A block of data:
________________________

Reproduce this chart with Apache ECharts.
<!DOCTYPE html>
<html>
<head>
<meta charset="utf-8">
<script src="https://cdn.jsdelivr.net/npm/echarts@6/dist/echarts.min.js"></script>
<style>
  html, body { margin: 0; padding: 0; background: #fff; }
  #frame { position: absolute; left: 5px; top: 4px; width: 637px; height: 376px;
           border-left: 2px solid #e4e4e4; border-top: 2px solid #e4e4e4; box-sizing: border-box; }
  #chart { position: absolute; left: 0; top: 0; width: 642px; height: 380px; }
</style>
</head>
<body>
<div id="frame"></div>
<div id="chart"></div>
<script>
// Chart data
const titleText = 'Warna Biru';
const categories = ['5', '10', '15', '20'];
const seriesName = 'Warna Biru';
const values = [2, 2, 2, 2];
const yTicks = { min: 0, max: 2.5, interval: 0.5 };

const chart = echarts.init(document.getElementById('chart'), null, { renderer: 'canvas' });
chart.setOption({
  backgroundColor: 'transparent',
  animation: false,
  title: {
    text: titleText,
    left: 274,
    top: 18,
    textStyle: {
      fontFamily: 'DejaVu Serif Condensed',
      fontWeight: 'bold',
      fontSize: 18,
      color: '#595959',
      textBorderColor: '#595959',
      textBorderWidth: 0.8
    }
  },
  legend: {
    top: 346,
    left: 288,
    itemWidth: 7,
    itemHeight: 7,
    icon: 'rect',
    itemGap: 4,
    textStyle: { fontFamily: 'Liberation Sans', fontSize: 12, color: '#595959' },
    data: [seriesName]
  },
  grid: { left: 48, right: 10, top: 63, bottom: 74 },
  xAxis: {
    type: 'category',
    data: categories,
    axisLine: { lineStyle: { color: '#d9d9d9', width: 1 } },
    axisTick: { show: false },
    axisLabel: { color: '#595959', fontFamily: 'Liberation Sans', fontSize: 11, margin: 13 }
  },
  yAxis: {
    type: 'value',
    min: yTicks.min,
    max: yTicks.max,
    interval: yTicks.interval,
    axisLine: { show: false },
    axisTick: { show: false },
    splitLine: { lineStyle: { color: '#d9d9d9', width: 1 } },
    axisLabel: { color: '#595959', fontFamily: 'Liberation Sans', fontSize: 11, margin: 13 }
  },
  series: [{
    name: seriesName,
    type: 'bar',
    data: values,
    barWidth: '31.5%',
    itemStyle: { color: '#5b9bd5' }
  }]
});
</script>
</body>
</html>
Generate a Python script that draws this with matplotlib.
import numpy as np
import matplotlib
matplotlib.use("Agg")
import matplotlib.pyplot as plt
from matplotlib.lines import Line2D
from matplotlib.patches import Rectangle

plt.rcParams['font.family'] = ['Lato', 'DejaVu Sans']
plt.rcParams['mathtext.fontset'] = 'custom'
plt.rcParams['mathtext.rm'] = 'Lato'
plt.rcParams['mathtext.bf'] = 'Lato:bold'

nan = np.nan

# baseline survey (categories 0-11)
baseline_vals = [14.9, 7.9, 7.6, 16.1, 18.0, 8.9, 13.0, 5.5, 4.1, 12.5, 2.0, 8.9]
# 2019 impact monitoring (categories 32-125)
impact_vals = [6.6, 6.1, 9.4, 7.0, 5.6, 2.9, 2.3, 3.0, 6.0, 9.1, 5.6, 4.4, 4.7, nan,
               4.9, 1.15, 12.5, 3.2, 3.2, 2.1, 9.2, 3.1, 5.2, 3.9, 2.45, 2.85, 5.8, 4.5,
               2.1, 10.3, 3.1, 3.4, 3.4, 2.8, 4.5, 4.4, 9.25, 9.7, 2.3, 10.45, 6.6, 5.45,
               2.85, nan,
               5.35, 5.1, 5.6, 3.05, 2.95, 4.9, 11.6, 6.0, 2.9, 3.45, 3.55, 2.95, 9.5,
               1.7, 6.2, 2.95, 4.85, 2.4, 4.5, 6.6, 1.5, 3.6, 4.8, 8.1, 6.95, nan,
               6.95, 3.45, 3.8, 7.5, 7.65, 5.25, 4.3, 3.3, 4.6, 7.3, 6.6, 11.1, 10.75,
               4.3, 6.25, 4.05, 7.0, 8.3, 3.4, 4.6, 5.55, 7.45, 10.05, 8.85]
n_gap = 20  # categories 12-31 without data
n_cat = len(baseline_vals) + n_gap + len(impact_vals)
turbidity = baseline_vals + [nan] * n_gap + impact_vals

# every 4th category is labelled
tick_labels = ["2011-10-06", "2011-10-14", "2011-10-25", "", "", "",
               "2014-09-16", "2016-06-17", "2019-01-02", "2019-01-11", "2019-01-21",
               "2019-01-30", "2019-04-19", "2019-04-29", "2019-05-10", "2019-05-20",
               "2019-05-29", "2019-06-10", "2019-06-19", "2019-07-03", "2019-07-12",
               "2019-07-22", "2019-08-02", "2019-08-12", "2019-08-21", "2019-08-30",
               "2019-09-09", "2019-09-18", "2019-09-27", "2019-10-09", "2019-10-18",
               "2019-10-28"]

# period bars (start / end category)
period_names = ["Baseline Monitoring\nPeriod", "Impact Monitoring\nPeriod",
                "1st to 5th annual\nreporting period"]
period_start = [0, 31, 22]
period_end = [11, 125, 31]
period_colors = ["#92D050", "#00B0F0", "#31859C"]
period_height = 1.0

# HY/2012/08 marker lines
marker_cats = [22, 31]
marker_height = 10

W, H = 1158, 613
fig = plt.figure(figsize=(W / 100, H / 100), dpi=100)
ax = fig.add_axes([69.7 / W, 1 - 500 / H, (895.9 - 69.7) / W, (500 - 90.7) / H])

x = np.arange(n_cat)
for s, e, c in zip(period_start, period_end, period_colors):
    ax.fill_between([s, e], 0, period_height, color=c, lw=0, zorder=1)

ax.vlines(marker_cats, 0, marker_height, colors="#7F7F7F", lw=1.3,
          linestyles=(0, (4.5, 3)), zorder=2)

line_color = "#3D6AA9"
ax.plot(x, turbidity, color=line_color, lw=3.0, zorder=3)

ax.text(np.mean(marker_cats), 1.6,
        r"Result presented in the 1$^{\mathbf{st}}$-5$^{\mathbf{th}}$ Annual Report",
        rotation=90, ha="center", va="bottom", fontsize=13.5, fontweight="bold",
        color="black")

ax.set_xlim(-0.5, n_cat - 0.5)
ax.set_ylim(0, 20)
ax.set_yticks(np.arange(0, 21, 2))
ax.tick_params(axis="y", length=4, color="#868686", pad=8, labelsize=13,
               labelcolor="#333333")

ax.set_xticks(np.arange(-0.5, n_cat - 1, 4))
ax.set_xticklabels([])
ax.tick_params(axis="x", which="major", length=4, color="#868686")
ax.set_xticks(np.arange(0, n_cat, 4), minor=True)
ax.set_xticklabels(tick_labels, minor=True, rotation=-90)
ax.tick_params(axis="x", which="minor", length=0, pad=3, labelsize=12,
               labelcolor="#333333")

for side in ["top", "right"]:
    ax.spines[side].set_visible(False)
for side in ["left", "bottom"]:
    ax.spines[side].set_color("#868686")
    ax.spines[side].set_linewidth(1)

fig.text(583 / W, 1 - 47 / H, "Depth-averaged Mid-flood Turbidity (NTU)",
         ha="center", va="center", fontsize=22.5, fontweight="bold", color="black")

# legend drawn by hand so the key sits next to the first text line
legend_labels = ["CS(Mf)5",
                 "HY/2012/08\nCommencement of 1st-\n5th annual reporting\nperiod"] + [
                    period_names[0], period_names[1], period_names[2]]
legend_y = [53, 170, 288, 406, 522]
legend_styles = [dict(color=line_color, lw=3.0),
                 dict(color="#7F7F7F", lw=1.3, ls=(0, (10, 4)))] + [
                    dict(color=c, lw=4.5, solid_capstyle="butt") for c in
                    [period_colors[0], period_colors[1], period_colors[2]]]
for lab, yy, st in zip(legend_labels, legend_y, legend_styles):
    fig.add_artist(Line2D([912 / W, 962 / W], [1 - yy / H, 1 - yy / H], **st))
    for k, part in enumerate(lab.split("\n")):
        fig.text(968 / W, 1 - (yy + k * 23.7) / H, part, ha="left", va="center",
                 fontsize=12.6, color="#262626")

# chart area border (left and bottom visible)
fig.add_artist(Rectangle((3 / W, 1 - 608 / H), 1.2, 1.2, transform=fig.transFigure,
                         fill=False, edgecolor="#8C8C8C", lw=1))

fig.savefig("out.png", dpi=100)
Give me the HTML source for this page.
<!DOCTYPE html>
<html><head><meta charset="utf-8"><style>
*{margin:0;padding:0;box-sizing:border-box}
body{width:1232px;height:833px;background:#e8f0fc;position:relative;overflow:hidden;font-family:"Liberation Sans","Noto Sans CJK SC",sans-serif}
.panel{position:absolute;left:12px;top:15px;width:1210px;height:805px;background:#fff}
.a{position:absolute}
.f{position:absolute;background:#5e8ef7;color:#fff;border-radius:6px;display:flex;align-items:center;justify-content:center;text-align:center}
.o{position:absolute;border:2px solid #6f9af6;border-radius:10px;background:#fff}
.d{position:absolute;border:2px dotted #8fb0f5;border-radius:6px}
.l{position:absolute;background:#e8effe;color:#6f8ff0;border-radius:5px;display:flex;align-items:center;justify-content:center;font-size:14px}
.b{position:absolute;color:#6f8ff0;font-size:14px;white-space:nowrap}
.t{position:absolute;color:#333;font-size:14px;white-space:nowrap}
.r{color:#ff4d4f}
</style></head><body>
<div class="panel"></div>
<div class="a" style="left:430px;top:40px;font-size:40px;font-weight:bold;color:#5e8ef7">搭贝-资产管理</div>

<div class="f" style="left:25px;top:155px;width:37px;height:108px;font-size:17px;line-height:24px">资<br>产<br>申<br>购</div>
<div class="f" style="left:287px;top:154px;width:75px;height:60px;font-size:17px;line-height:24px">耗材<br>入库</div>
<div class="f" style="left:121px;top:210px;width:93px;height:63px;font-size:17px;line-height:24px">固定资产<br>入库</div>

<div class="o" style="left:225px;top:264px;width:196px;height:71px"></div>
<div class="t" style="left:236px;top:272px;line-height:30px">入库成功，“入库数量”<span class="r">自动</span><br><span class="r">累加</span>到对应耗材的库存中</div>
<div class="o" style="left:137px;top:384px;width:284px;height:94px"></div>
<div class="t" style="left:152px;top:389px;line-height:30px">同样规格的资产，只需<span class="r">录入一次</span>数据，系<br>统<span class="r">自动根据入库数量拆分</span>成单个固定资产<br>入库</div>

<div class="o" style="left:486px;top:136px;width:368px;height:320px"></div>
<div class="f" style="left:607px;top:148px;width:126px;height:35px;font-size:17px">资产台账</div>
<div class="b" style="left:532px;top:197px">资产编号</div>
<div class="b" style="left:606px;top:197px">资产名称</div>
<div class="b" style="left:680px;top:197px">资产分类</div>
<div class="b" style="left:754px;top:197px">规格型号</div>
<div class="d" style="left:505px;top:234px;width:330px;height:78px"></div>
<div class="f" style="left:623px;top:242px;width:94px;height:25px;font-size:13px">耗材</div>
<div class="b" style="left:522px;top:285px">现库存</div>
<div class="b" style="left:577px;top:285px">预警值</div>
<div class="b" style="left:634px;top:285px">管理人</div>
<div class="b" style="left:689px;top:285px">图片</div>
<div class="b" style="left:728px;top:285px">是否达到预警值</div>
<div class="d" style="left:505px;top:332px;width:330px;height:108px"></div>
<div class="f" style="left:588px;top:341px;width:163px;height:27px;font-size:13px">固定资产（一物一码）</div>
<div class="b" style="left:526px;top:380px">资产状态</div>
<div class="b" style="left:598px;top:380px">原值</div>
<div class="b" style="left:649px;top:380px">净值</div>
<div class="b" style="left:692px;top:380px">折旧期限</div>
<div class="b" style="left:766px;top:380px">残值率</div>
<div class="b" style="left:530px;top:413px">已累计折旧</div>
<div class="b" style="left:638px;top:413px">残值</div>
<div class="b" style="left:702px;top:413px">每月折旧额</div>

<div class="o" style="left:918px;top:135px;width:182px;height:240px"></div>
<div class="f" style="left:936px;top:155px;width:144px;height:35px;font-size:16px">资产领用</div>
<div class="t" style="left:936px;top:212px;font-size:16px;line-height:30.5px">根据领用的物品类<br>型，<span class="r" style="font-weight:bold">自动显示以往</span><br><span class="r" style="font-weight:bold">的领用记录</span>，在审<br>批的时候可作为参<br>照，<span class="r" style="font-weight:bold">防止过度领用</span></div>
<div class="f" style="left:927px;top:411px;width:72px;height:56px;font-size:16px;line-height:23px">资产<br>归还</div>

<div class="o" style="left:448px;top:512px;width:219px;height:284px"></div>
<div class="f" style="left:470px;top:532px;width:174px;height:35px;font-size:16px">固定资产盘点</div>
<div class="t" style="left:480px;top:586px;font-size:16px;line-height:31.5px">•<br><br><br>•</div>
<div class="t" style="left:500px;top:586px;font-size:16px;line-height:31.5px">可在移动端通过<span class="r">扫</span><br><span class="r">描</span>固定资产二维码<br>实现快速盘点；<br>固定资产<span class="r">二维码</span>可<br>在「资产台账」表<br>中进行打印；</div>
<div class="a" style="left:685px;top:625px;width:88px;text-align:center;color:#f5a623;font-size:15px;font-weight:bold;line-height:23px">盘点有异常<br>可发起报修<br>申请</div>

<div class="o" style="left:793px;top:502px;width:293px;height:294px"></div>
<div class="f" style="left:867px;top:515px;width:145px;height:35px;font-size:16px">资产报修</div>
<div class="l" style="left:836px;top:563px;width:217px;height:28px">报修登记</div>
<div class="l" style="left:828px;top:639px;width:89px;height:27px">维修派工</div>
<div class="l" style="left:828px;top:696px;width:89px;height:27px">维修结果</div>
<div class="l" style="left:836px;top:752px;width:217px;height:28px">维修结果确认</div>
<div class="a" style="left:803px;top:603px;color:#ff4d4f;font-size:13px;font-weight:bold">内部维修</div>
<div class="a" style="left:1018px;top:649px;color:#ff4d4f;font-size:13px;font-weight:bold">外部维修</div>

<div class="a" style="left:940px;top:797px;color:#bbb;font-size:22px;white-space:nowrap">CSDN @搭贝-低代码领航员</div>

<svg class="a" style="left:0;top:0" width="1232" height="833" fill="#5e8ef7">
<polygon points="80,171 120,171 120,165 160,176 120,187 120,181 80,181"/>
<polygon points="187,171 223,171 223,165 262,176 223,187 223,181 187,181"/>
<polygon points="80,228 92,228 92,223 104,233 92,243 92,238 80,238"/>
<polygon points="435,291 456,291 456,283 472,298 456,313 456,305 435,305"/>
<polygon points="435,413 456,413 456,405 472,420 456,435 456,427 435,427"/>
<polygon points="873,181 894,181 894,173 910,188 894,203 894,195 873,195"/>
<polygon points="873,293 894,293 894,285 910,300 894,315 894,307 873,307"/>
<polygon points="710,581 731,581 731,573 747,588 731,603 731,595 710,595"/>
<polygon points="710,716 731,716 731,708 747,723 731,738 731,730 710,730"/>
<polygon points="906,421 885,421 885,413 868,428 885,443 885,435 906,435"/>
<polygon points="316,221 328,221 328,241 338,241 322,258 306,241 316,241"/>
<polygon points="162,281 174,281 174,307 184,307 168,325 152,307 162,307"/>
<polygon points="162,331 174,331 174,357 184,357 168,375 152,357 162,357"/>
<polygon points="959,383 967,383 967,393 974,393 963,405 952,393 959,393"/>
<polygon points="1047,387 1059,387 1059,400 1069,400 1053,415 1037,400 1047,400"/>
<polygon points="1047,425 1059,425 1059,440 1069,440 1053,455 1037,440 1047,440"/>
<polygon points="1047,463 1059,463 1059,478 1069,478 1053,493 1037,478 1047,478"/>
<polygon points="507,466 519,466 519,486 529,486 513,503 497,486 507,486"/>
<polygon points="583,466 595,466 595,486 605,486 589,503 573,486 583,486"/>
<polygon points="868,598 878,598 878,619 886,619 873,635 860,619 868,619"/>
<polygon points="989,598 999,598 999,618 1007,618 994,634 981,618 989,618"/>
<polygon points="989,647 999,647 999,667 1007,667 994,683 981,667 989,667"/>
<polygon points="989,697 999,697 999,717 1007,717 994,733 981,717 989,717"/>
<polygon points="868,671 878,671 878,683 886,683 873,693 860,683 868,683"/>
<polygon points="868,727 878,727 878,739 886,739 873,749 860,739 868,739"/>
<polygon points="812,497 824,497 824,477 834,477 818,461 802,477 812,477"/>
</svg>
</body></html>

________________________

The first line to be transcribed is the one containing "Generate a Python", and the last is the one containing "nan = np.nan". Transcribe exactly those lines and nothing else.

Generate a Python script that draws this with matplotlib.
import numpy as np
import matplotlib
matplotlib.use("Agg")
import matplotlib.pyplot as plt
from matplotlib.lines import Line2D
from matplotlib.patches import Rectangle

plt.rcParams['font.family'] = ['Lato', 'DejaVu Sans']
plt.rcParams['mathtext.fontset'] = 'custom'
plt.rcParams['mathtext.rm'] = 'Lato'
plt.rcParams['mathtext.bf'] = 'Lato:bold'

nan = np.nan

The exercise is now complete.